La Cedu – Corte Europea dei diritti umani (o Corte di Strabsburgo) con la sentenza 10929/19, ha condannato nuovamente l’Italia per non aver protetto una donna e i suoi figli dalla violenza domestica. Lo Stato italiano dovrà risarcire la vittima con 32mila euro per i danni morali. I fatti accaduti a Scarperia (Firenze) risalgono al settembre del 2018. Un uomo uccise il figlio di 3 anni e ferì gravemente la moglie madre del piccolo, tutto avvenne davanti alla figlioletta maggiore di 7 anni.
Dopo il processo, che si concluse con una condanna dell’uomo a vent’anni di reclusione, la madre della giovane vittima fece ricorso alla Corte di Strasburgo per “mancata adozione da parte delle autorità italiane di misure preventive di fronte alle ricorrenti violenze domestiche culminate nel tentato omicidio della ricorrente da parte del suo partner e nell’assassinio del figlio” (violazione dell’art. 2 della Cedu) e per “discriminazione e fallimento sistemico indicativo di passività generalizzata nei confronti delle vittime di violenza domestica” (violazione dell’art. 14).

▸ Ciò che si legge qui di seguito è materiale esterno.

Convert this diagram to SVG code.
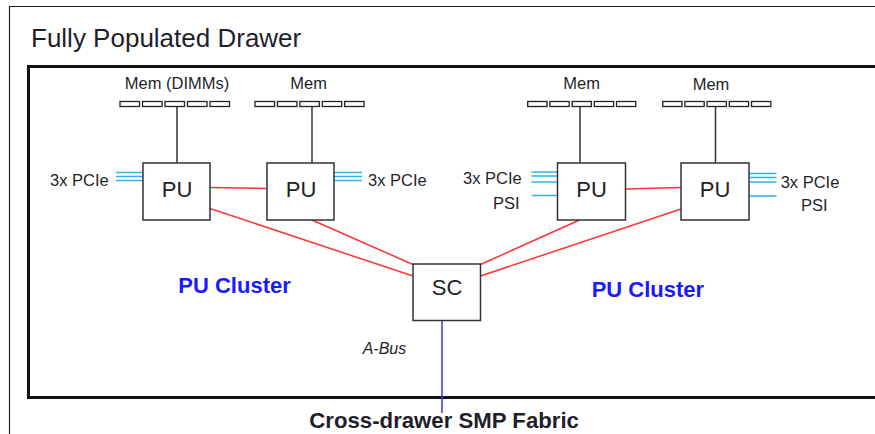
<svg xmlns="http://www.w3.org/2000/svg" width="875" height="434" viewBox="0 0 875 434">
<style>
  text { font-family: "Liberation Sans", Arial, sans-serif; fill: #1f1f2a; }
  .title { font-size: 26px; }
  .lbl { font-size: 16.5px; }
  .box { fill: #ffffff; stroke: #333333; stroke-width: 1.5; }
  .boxtxt { font-size: 22px; text-anchor: middle; fill: #222222; }
  .dimm { fill: #ffffff; stroke: #222222; stroke-width: 1.3; }
  .memline { stroke: #333333; stroke-width: 1.5; fill: none; }
  .red { stroke: #ff3333; stroke-width: 1.5; fill: none; }
  .pcie { stroke: #33b0ea; stroke-width: 1.5; fill: none; }
  .cluster { font-size: 22px; font-weight: bold; fill: #1a1aff; }
  .mid { text-anchor: middle; }
</style>
<rect x="0" y="0" width="875" height="434" fill="#ffffff"/>
<!-- outer frame -->
<path d="M9.5,434 L9.5,6.5 L880,6.5" fill="none" stroke="#222222" stroke-width="1.2"/>
<text class="title" x="31" y="46.5">Fully Populated Drawer</text>
<!-- drawer box -->
<rect x="28.5" y="66.5" width="860" height="331" fill="none" stroke="#111111" stroke-width="3"/>

<g id="connectors">
  <line class="memline" x1="177" y1="106.5" x2="177" y2="163"/>
  <line class="memline" x1="312" y1="106.5" x2="312" y2="163"/>
  <line class="memline" x1="580" y1="106.5" x2="580" y2="163"/>
  <line class="memline" x1="715.5" y1="106.5" x2="715.5" y2="163"/>
  <line class="red" x1="210" y1="187.5" x2="267" y2="188.5"/>
  <line class="red" x1="210" y1="208.5" x2="413" y2="276"/>
  <line class="red" x1="312" y1="220" x2="413" y2="264.5"/>
  <line class="red" x1="480.5" y1="264.5" x2="579.5" y2="220"/>
  <line class="red" x1="480.5" y1="276" x2="681" y2="209"/>
  <line class="red" x1="625.5" y1="189" x2="681" y2="187.5"/>
  <line x1="442" y1="320.5" x2="442" y2="413" stroke="#3333ff" stroke-width="1.5"/>
  <!-- PCIe / PSI -->
  <line class="pcie" x1="116" y1="172.5" x2="143" y2="172.5"/>
  <line class="pcie" x1="116" y1="176.5" x2="143" y2="176.5"/>
  <line class="pcie" x1="116" y1="180.5" x2="143" y2="180.5"/>
  <line class="pcie" x1="334" y1="172.5" x2="362" y2="172.5"/>
  <line class="pcie" x1="334" y1="176.5" x2="362" y2="176.5"/>
  <line class="pcie" x1="334" y1="180.5" x2="362" y2="180.5"/>
  <line class="pcie" x1="531.5" y1="172" x2="557.5" y2="172"/>
  <line class="pcie" x1="531.5" y1="176" x2="557.5" y2="176"/>
  <line class="pcie" x1="531.5" y1="182" x2="557.5" y2="182"/>
  <line class="pcie" x1="532" y1="195.5" x2="557.5" y2="195.5"/>
  <line class="pcie" x1="749" y1="173.5" x2="776.5" y2="173.5"/>
  <line class="pcie" x1="749" y1="177.5" x2="776.5" y2="177.5"/>
  <line class="pcie" x1="749" y1="182" x2="776.5" y2="182"/>
  <line class="pcie" x1="749" y1="196" x2="776.5" y2="196"/>
</g>

<g id="mem1">
  <rect class="dimm" x="120" y="101.5" width="19.5" height="5"/>
  <rect class="dimm" x="142.5" y="101.5" width="19.5" height="5"/>
  <rect class="dimm" x="165" y="101.5" width="19.5" height="5"/>
  <rect class="dimm" x="187.5" y="101.5" width="19.5" height="5"/>
  <rect class="dimm" x="210" y="101.5" width="19.5" height="5"/>
  <text class="lbl mid" x="177" y="89">Mem (DIMMs)</text>
</g>
<g id="mem2">
  <rect class="dimm" x="255" y="101.5" width="19.5" height="5"/>
  <rect class="dimm" x="277.4" y="101.5" width="19.5" height="5"/>
  <rect class="dimm" x="299.8" y="101.5" width="19.5" height="5"/>
  <rect class="dimm" x="322.2" y="101.5" width="19.5" height="5"/>
  <rect class="dimm" x="344.6" y="101.5" width="19.5" height="5"/>
  <text class="lbl mid" x="308.7" y="89">Mem</text>
</g>
<g id="mem3">
  <rect class="dimm" x="527.7" y="101.5" width="19.3" height="5"/>
  <rect class="dimm" x="549.9" y="101.5" width="19.3" height="5"/>
  <rect class="dimm" x="572.1" y="101.5" width="19.3" height="5"/>
  <rect class="dimm" x="594.3" y="101.5" width="19.3" height="5"/>
  <rect class="dimm" x="616.5" y="101.5" width="19.3" height="5"/>
  <text class="lbl mid" x="581.7" y="88.5">Mem</text>
</g>
<g id="mem4">
  <rect class="dimm" x="662.7" y="101.5" width="19.3" height="5"/>
  <rect class="dimm" x="684.9" y="101.5" width="19.3" height="5"/>
  <rect class="dimm" x="707.1" y="101.5" width="19.3" height="5"/>
  <rect class="dimm" x="729.3" y="101.5" width="19.3" height="5"/>
  <rect class="dimm" x="751.5" y="101.5" width="19.3" height="5"/>
  <text class="lbl mid" x="711" y="90">Mem</text>
</g>

<g id="pu1">
  <rect class="box" x="143" y="163" width="67" height="57"/>
  <text class="boxtxt" x="177" y="197">PU</text>
  <text class="lbl" x="50" y="186">3x PCIe</text>
</g>
<g id="pu2">
  <rect class="box" x="267" y="163" width="67" height="57"/>
  <text class="boxtxt" x="301" y="197">PU</text>
  <text class="lbl" x="368" y="186">3x PCIe</text>
</g>
<g id="pu3">
  <rect class="box" x="557.5" y="163" width="68" height="57"/>
  <text class="boxtxt" x="591.5" y="197">PU</text>
  <text class="lbl" x="463" y="184">3x PCIe</text>
  <text class="lbl" x="493" y="209.3">PSI</text>
</g>
<g id="pu4">
  <rect class="box" x="681" y="163" width="68" height="57"/>
  <text class="boxtxt" x="715" y="197">PU</text>
  <text class="lbl" x="780.7" y="187.7">3x PCIe</text>
  <text class="lbl" x="801" y="211">PSI</text>
</g>
<g id="sc">
  <rect class="box" x="413" y="264" width="67.5" height="56.5"/>
  <text class="boxtxt" x="447" y="294.5">SC</text>
</g>

<g id="labels">
  <text class="cluster" x="178.3" y="293">PU Cluster</text>
  <text class="cluster" x="591.7" y="297">PU Cluster</text>
  <text x="362.7" y="354" font-size="16" font-style="italic" fill="#333333">A-Bus</text>
  <text x="309.3" y="428.3" font-size="22.2" font-weight="bold" fill="#111111">Cross-drawer SMP Fabric</text>
</g>
</svg>
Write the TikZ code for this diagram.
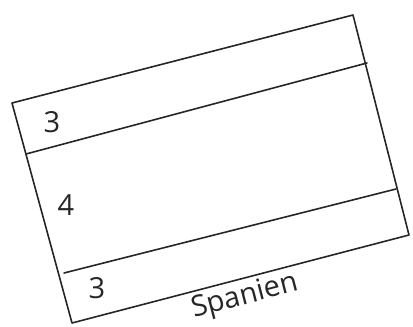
\documentclass[tikz,border=0pt]{standalone}
\usepackage{fontspec}
\setmainfont{Open Sans}
\begin{document}
\begin{tikzpicture}[x=1pt,y=-1pt,
  edge/.style={draw=black!85,line width=1.6pt,line cap=round,line join=round},
  lab/.style={font=\fontsize{29}{30}\selectfont,text=black!85,inner sep=0pt}]
\useasboundingbox (0,0) rectangle (413,327);
\coordinate (tl) at (12,103);
\coordinate (tr) at (353,15);
\coordinate (br) at (409,235);
\coordinate (bl) at (72,323);
\coordinate (s1l) at (26,154);
\coordinate (s1r) at (367,63);
\coordinate (s2l) at (64,273);
\coordinate (s2r) at (396,189);
\draw[edge] (tl) -- (tr) -- (br) -- (bl) -- cycle;
\draw[edge] (s1l) -- (s1r);
\draw[edge] (s2l) -- (s2r);
\node[lab] (n1) at (52,122) {3};
\node[lab] (n2) at (66,205) {4};
\node[lab] (n3) at (97,288) {3};
\node[lab,rotate=14.5] (sp) at (245,297) {Spanien};
\end{tikzpicture}
\end{document}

La Corte ha accolto il ricorso per la violazione dell’articolo 2 che tutela il diritto alla vita perchè la donna era stata vittima di ripetute violenze domestiche ma “nonostante il quadro giuridico italiano prevedesse misure legali adeguate e proporzionate al livello di rischio del caso che si è rivelato letale” non venne messa in atto nessuna misura cautelare o ordine di protezione per bloccare, allontanare, arrestare l’autore di violenza. La Procura di Firenze non ha riconosciuto la specificità e la gravità della situazione nonostante l’escalation della violenze, le minacce e la malattia mentale dell’uomo, e “fatte salve le proposte avanzate dai carabinieri, è venuta meno al dovere di effettuare una valutazione immediata del rischio”. Le autorità infatti avrebbero dovuto sapere che “esisteva un rischio reale e immediato per la vita della ricorrente e dei suoi figli, indipendentemente dal fatto che vi fosse stata o meno una denuncia o un qualsiasi cambiamento nella percezione del rischio da parte della vittima” ma non hanno usato “la dovuta diligenza”. Il ricorso per violazione dell’art. 14 è stato invece respinto perché nel ricorso “non sono stati dimostrate l’inerzia generale del sistema giudiziario nel fornire una protezione effettiva alle donne vittime di violenza domestica o la natura discriminatoria delle misure adottate dalle autorità italiane nei suoi confronti e non sono stati forniti dati statistici o osservazioni da parte di autorità non governative. I carabinieri hanno ripetutamente denunciato ai pubblici ministeri la situazione e avevano chiesto l’adozione di misure cautelari anche quando la donna aveva ritirato l’ultima denuncia. In considerazione dell’atteggiamento propositivo dei carabinieri, l’inerzia delle autorità, nel caso di specie, non può essere considerata come un fatto sistemico” che riguardi un intento discriminatorio.
Ancora una volta la Corte Europea dei diritti umani ha rilevato l’inadeguatezza dello Stato italiano nel tutelare le donne che denunciano violenze. Nel 2017 e nel 2021 l’Italia era stata condannata anche per discriminazione ovvero per la persistenza di stereotipi sessisti che avevano ostacolato il riconoscimento della violenza. Le condanne hanno riguardato il caso Talpis per il quale una donna venne ferita gravemente e il figlio ucciso e la sentenza della Corte d’Appello di Firenze che aveva motivato l’assoluzione di 6 uomini accusato di stupro per i comportamenti della vittima.